>> start Data supplied

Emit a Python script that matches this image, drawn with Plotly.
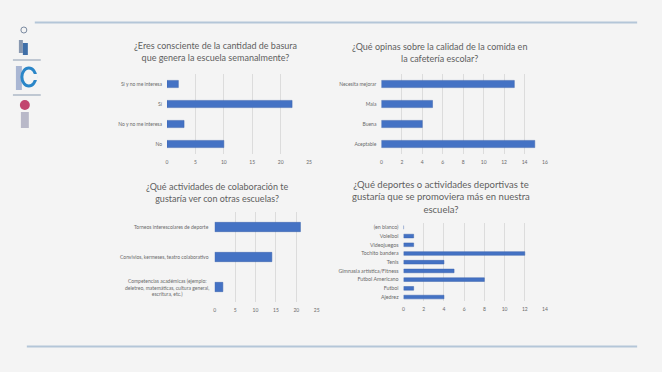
import plotly.graph_objects as go

W, H = 662, 372

# ---- data ----
q1_title = "¿Eres consciente de la cantidad de basura<br>que genera la escuela semanalmente?"
q1_cats = ["Sí y no me interesa", "Sí", "No y no me interesa", "No"]
q1_vals = [2, 22, 3, 10]
q1_ticks = [0, 5, 10, 15, 20, 25]

q2_title = "¿Qué opinas sobre la calidad de la comida en<br>la cafetería escolar?"
q2_cats = ["Necesita mejorar", "Mala", "Buena", "Aceptable"]
q2_vals = [13, 5, 4, 15]
q2_ticks = [0, 2, 4, 6, 8, 10, 12, 14, 16]

q3_title = "¿Qué actividades de colaboración te<br>gustaría ver con otras escuelas?"
q3_cats = ["Torneos interescolares de deporte",
           "Convivios, kermeses, teatro colaborativo",
           "Competencias académicas (ejemplo:<br>deletreo, matemáticas, cultura general,<br>escritura, etc.)"]
q3_vals = [21, 14, 2]
q3_ticks = [0, 5, 10, 15, 20, 25]

q4_title = "¿Qué deportes o actividades deportivas te<br>gustaría que se promoviera más en nuestra<br>escuela?"
q4_cats = ["(en blanco)", "Voleibol", "Videojuegos", "Tochito bandera", "Tenis",
           "Gimnasia artística/Fitness", "Futbol Americano", "Futbol", "Ajedrez"]
q4_vals = [0, 1, 1, 12, 4, 5, 8, 1, 4]
q4_ticks = [0, 2, 4, 6, 8, 10, 12, 14]

BAR = "#4472c4"
TXT = "#6a6a6a"
TTL = "#5f5f5f"
GRID = "#dcdcdc"
BG = "#f4f4f4"
FONT = "Lato, Open Sans, sans-serif"


def fx(x):
    return x / W


def fy(y):
    return 1 - y / H


charts = [
    (q1_cats, q1_vals, q1_ticks, 167, 310, 74, 154, 0.36, q1_title),
    (q2_cats, q2_vals, q2_ticks, 382.7, 547.3, 74, 154, 0.36, q2_title),
    (q3_cats, q3_vals, q3_ticks, 215, 317.7, 212, 302, 0.31, q3_title),
    (q4_cats, q4_vals, q4_ticks, 405, 547.3, 223, 301.4, 0.42, q4_title),
]
title_pos = [(216, 52), (441, 53), (217, 192), (443, 197)]

fig = go.Figure()
layout = dict(
    width=W, height=H,
    margin=dict(l=0, r=0, t=0, b=0),
    paper_bgcolor=BG, plot_bgcolor=BG,
    showlegend=False,
    font=dict(family=FONT, color=TXT),
)
annotations = []
for i, (cats, vals, ticks, x0, x1, yt, yb, bw, title) in enumerate(charts):
    n = "" if i == 0 else str(i + 1)
    fig.add_trace(go.Bar(
        x=vals, y=cats, orientation="h",
        marker=dict(color=BAR, line=dict(color="#3a62ad", width=0.5)),
        width=bw, xaxis="x" + n, yaxis="y" + n,
        hoverinfo="x+y",
    ))
    layout["xaxis" + n] = dict(
        domain=[fx(x0), fx(x1)], anchor="y" + n,
        range=[ticks[0], ticks[-1]], tickvals=ticks,
        showgrid=True, gridcolor=GRID, gridwidth=1,
        zeroline=False, showline=False, ticks="",
        tickfont=dict(size=5, color=TXT), ticklabelstandoff=4,
        fixedrange=True,
    )
    layout["yaxis" + n] = dict(
        domain=[fy(yb), fy(yt)], anchor="x" + n,
        autorange="reversed", showgrid=False, zeroline=False,
        showline=False, ticks="",
        showticklabels=(i != 2),
        tickfont=dict(size=5 if i != 3 else 5.3, color=TXT),
        ticklabelstandoff=4, fixedrange=True,
    )
    if i == 2:
        # centred multi-line category labels
        for c in cats:
            annotations.append(dict(
                text=c, x=fx(x0 - 4), y=c, xref="paper", yref="y" + n,
                xanchor="right", yanchor="middle", showarrow=False,
                align="center", font=dict(size=5, color=TXT, family=FONT),
            ))
    tx, ty = title_pos[i]
    annotations.append(dict(
        text=title, x=fx(tx), y=fy(ty), xref="paper", yref="paper",
        xanchor="center", yanchor="middle", showarrow=False,
        font=dict(size=9 if i != 3 else 9.5, color=TTL, family=FONT),
        align="center",
    ))

shapes = [
    dict(type="line", xref="paper", yref="paper", x0=fx(34), x1=fx(640), y0=fy(22.5), y1=fy(22.5),
         line=dict(color="#b4c6d8", width=2)),
    dict(type="line", xref="paper", yref="paper", x0=fx(26), x1=fx(640), y0=fy(346.5), y1=fy(346.5),
         line=dict(color="#b4c6d8", width=2)),
    dict(type="line", xref="paper", yref="paper", x0=fx(12), x1=fx(40), y0=fy(60), y1=fy(60),
         line=dict(color="#8a9bb0", width=1)),
    dict(type="line", xref="paper", yref="paper", x0=fx(12), x1=fx(40), y0=fy(95), y1=fy(95),
         line=dict(color="#8a9bb0", width=1)),
    dict(type="circle", xref="paper", yref="paper", x0=fx(20), x1=fx(26), y0=fy(33), y1=fy(27),
         line=dict(color="#7a8aa0", width=1), fillcolor="rgba(0,0,0,0)"),
    dict(type="rect", xref="paper", yref="paper", x0=fx(18), x1=fx(22), y0=fy(53), y1=fy(40),
         line=dict(width=0), fillcolor="#8898b0"),
    dict(type="rect", xref="paper", yref="paper", x0=fx(22), x1=fx(27), y0=fy(55), y1=fy(43),
         line=dict(width=0), fillcolor="#3f6fa8"),
    dict(type="rect", xref="paper", yref="paper", x0=fx(15), x1=fx(21), y0=fy(90), y1=fy(66),
         line=dict(width=0), fillcolor="#a9b6d3"),
    dict(type="circle", xref="paper", yref="paper", x0=fx(21), x1=fx(35), y0=fy(86), y1=fy(68),
         line=dict(color="#2a86c8", width=3), fillcolor="rgba(0,0,0,0)"),
    dict(type="rect", xref="paper", yref="paper", x0=fx(30), x1=fx(37), y0=fy(80), y1=fy(74),
         line=dict(width=0), fillcolor=BG),
    dict(type="circle", xref="paper", yref="paper", x0=fx(19), x1=fx(29), y0=fy(110), y1=fy(100),
         line=dict(width=0), fillcolor="#c2456f"),
    dict(type="rect", xref="paper", yref="paper", x0=fx(20), x1=fx(28), y0=fy(128), y1=fy(112),
         line=dict(width=0), fillcolor="#b8b8c8"),
]
layout["annotations"] = annotations
layout["shapes"] = shapes
fig.update_layout(**layout)
fig.write_html("out.html", config={"displayModeBar": False},
               post_script="document.body.style.margin='0';document.body.style.background='" + BG + "';")
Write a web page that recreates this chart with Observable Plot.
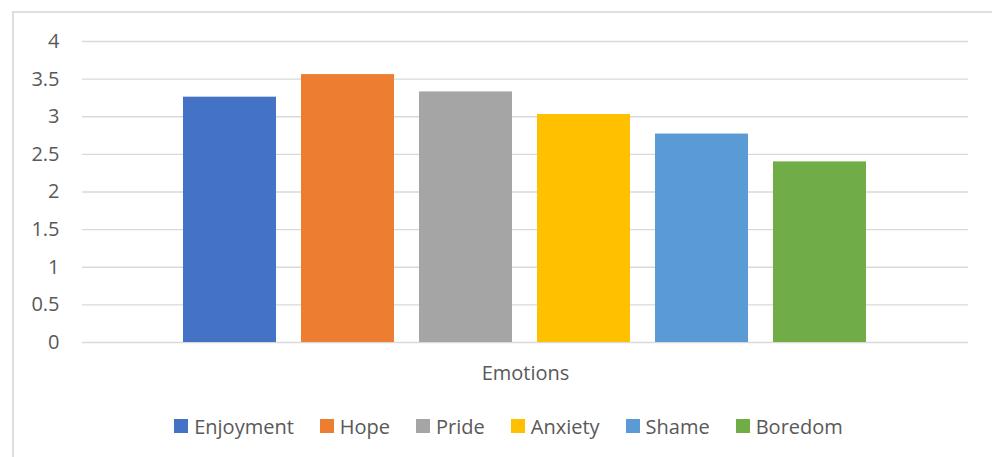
<!DOCTYPE html>
<html><head><meta charset="utf-8">
<script src="https://cdn.jsdelivr.net/npm/d3@7"></script>
<script src="https://cdn.jsdelivr.net/npm/@observablehq/plot@0.6"></script>
<style>
html,body{margin:0;padding:0;background:#fff;overflow:hidden;width:992px;height:457px;}
#frame{position:absolute;left:12px;top:11px;width:993px;height:470px;border:2px solid #dedede;box-sizing:border-box;}
#chart{position:absolute;left:0;top:0;}
#legend{position:absolute;left:12px;top:411px;width:993px;height:30px;display:flex;justify-content:center;align-items:center;font-family:"Open Sans";font-size:20px;color:#595959;white-space:nowrap;}
.item{display:flex;align-items:center;margin:0 13px;}
.sw{width:14px;height:14px;margin-right:6px;}
</style></head>
<body>
<div id="frame"></div>
<div id="chart"></div>
<div id="legend"></div>
<script>
const category = "Emotions";
const series = ["Enjoyment","Hope","Pride","Anxiety","Shame","Boredom"];
const values = [3.26,3.56,3.33,3.03,2.77,2.40];
const colors = ["#4472C4","#ED7D31","#A5A5A5","#FFC000","#5B9BD5","#70AD47"];
const yTicks = [0,0.5,1,1.5,2,2.5,3,3.5,4];

const data = series.map((s,i)=>({category, series:s, value: values[i]}));

const chart = Plot.plot({
  width: 992, height: 395,
  marginTop: 41, marginBottom: 53, marginLeft: 82, marginRight: 24,
  style: {fontFamily:"Open Sans", fontSize:"20px", color:"#595959", background:"transparent"},
  fx: {domain:[category], padding:0, label:null},
  x: {domain: series, paddingInner:0.21, paddingOuter:0.856, axis:null},
  y: {domain:[0,4], label:null},
  color: {domain: series, range: colors},
  marks: [
    Plot.gridY(yTicks, {stroke:"#d9d9d9", strokeOpacity:1, strokeWidth:1.3}),
    Plot.axisY(yTicks, {tickSize:0, tickPadding:23, tickFormat:d=>String(d), label:null}),
    Plot.axisFx({anchor:"bottom", tickSize:0, tickPadding:23, label:null}),
    Plot.barY(data, {fx:"category", x:"series", y:"value", fill:"series"})
  ]
});
document.getElementById("chart").append(chart);

const legend = document.getElementById("legend");
series.forEach((s,i)=>{
  const it = document.createElement("div"); it.className="item";
  const sw = document.createElement("span"); sw.className="sw"; sw.style.background=colors[i];
  const tx = document.createElement("span"); tx.textContent=s;
  it.append(sw, tx); legend.append(it);
});
</script>
</body></html>
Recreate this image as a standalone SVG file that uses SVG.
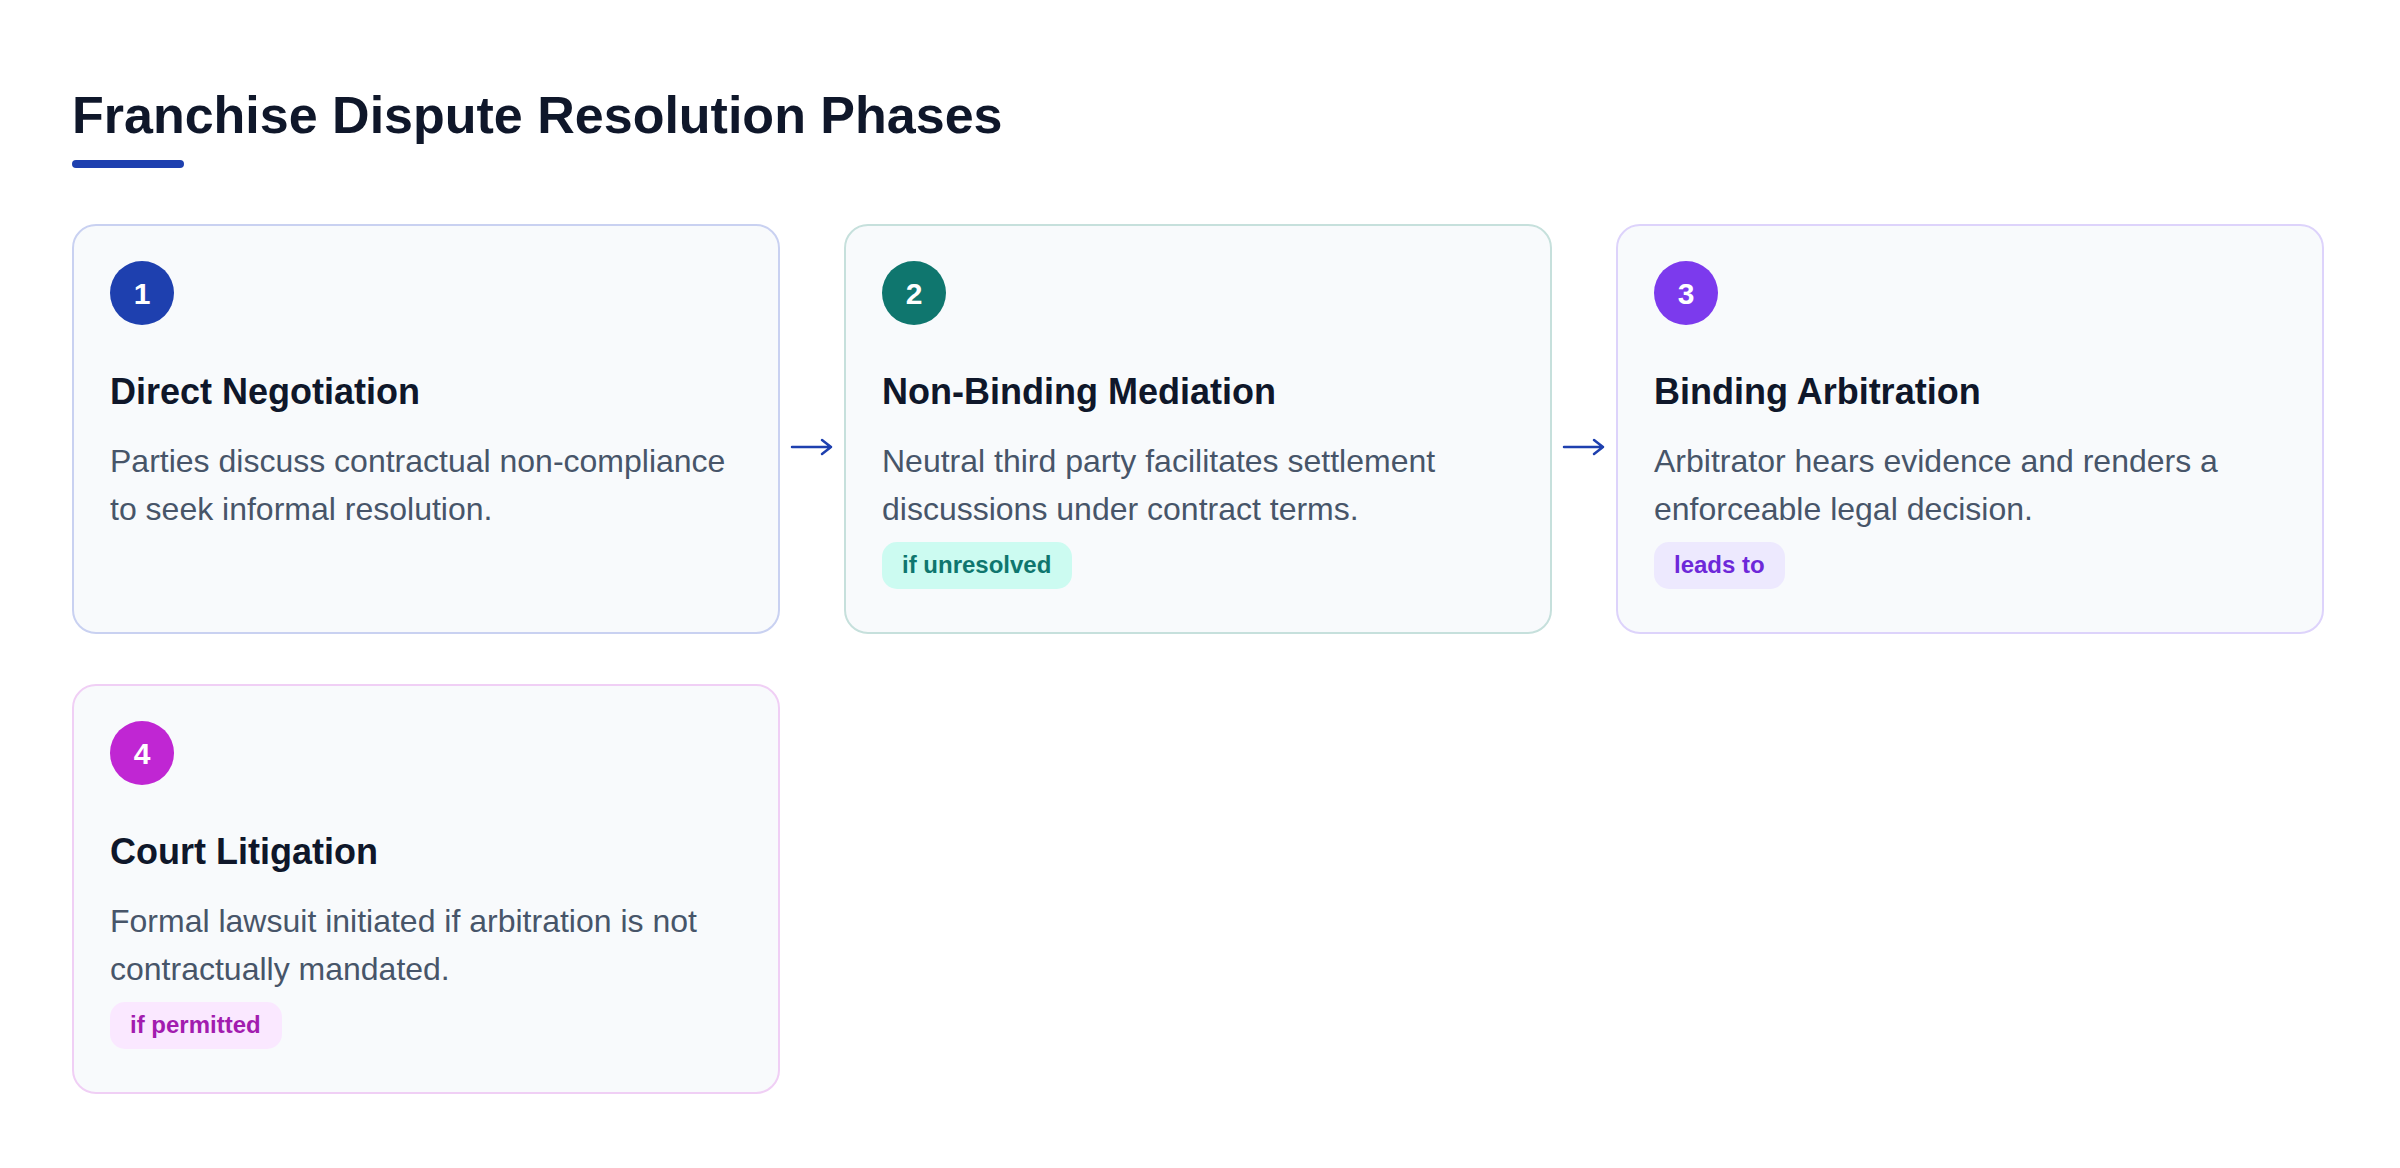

>> end Data supplied

Task goal. Across the entries, how many lines hold the word "image"? Say only the number.

Task solution. 2